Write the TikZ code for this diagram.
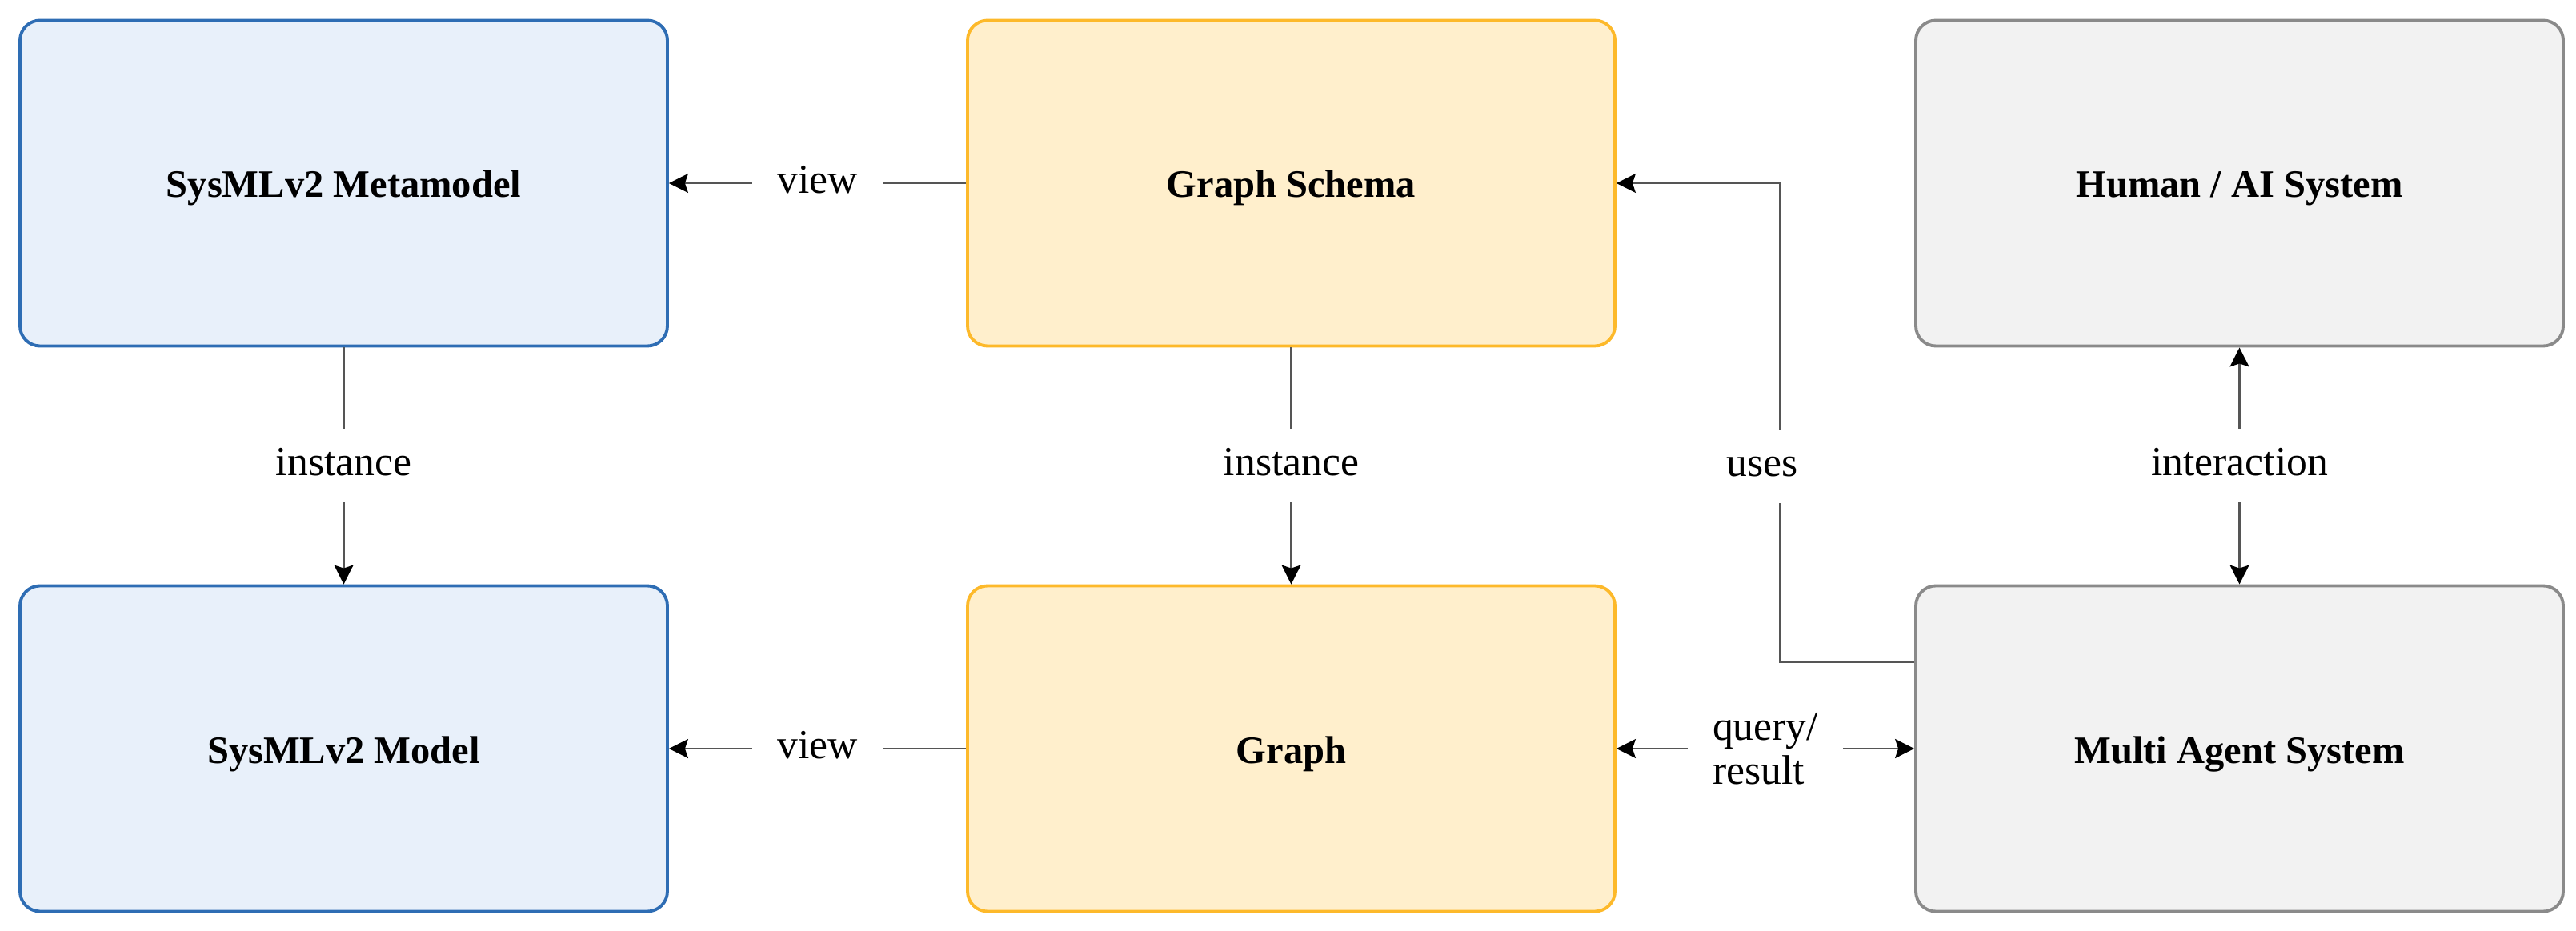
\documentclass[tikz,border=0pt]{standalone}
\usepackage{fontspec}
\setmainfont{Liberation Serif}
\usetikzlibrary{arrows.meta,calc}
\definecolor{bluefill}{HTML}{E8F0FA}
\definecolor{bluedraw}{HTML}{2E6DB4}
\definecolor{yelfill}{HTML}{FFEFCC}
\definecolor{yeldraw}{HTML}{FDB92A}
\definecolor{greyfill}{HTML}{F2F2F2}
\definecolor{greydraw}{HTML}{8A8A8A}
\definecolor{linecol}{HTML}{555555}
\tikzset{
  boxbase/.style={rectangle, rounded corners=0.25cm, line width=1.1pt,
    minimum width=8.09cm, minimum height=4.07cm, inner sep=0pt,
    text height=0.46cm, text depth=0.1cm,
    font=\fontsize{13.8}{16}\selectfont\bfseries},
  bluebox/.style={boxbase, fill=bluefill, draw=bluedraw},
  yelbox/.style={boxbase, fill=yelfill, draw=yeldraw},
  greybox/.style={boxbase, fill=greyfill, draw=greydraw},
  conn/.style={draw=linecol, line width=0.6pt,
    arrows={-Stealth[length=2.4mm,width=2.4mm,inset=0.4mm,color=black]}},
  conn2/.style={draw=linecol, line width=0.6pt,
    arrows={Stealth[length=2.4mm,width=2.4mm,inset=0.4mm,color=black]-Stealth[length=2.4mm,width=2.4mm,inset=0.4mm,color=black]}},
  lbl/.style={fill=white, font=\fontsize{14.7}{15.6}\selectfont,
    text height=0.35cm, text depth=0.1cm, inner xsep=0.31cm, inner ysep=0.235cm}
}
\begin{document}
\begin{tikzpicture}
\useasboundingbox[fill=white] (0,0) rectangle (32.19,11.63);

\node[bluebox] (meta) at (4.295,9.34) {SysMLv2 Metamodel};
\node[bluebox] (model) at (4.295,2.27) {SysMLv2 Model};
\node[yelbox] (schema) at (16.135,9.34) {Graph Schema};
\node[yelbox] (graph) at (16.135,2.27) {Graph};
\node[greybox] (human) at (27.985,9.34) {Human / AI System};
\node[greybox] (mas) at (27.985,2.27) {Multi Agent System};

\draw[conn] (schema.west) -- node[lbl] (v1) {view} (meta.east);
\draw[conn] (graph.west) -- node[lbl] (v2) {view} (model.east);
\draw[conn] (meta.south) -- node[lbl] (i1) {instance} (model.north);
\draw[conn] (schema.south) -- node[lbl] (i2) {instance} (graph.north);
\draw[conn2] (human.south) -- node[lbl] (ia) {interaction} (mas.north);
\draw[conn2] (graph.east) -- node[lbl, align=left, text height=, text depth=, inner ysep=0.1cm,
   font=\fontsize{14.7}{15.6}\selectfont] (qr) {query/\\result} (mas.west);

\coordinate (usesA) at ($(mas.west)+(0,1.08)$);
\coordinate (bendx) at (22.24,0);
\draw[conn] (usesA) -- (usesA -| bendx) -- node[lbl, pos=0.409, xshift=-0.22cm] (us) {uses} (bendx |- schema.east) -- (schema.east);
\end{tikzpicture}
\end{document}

============================================================

AIM
Without the pictures, write out the whole listing above exactly as it appears.

FULL OUTPUT
Write the TikZ code for this diagram.
\documentclass[tikz,border=0pt]{standalone}
\usepackage{fontspec}
\setmainfont{Liberation Serif}
\usetikzlibrary{arrows.meta,calc}
\definecolor{bluefill}{HTML}{E8F0FA}
\definecolor{bluedraw}{HTML}{2E6DB4}
\definecolor{yelfill}{HTML}{FFEFCC}
\definecolor{yeldraw}{HTML}{FDB92A}
\definecolor{greyfill}{HTML}{F2F2F2}
\definecolor{greydraw}{HTML}{8A8A8A}
\definecolor{linecol}{HTML}{555555}
\tikzset{
  boxbase/.style={rectangle, rounded corners=0.25cm, line width=1.1pt,
    minimum width=8.09cm, minimum height=4.07cm, inner sep=0pt,
    text height=0.46cm, text depth=0.1cm,
    font=\fontsize{13.8}{16}\selectfont\bfseries},
  bluebox/.style={boxbase, fill=bluefill, draw=bluedraw},
  yelbox/.style={boxbase, fill=yelfill, draw=yeldraw},
  greybox/.style={boxbase, fill=greyfill, draw=greydraw},
  conn/.style={draw=linecol, line width=0.6pt,
    arrows={-Stealth[length=2.4mm,width=2.4mm,inset=0.4mm,color=black]}},
  conn2/.style={draw=linecol, line width=0.6pt,
    arrows={Stealth[length=2.4mm,width=2.4mm,inset=0.4mm,color=black]-Stealth[length=2.4mm,width=2.4mm,inset=0.4mm,color=black]}},
  lbl/.style={fill=white, font=\fontsize{14.7}{15.6}\selectfont,
    text height=0.35cm, text depth=0.1cm, inner xsep=0.31cm, inner ysep=0.235cm}
}
\begin{document}
\begin{tikzpicture}
\useasboundingbox[fill=white] (0,0) rectangle (32.19,11.63);

\node[bluebox] (meta) at (4.295,9.34) {SysMLv2 Metamodel};
\node[bluebox] (model) at (4.295,2.27) {SysMLv2 Model};
\node[yelbox] (schema) at (16.135,9.34) {Graph Schema};
\node[yelbox] (graph) at (16.135,2.27) {Graph};
\node[greybox] (human) at (27.985,9.34) {Human / AI System};
\node[greybox] (mas) at (27.985,2.27) {Multi Agent System};

\draw[conn] (schema.west) -- node[lbl] (v1) {view} (meta.east);
\draw[conn] (graph.west) -- node[lbl] (v2) {view} (model.east);
\draw[conn] (meta.south) -- node[lbl] (i1) {instance} (model.north);
\draw[conn] (schema.south) -- node[lbl] (i2) {instance} (graph.north);
\draw[conn2] (human.south) -- node[lbl] (ia) {interaction} (mas.north);
\draw[conn2] (graph.east) -- node[lbl, align=left, text height=, text depth=, inner ysep=0.1cm,
   font=\fontsize{14.7}{15.6}\selectfont] (qr) {query/\\result} (mas.west);

\coordinate (usesA) at ($(mas.west)+(0,1.08)$);
\coordinate (bendx) at (22.24,0);
\draw[conn] (usesA) -- (usesA -| bendx) -- node[lbl, pos=0.409, xshift=-0.22cm] (us) {uses} (bendx |- schema.east) -- (schema.east);
\end{tikzpicture}
\end{document}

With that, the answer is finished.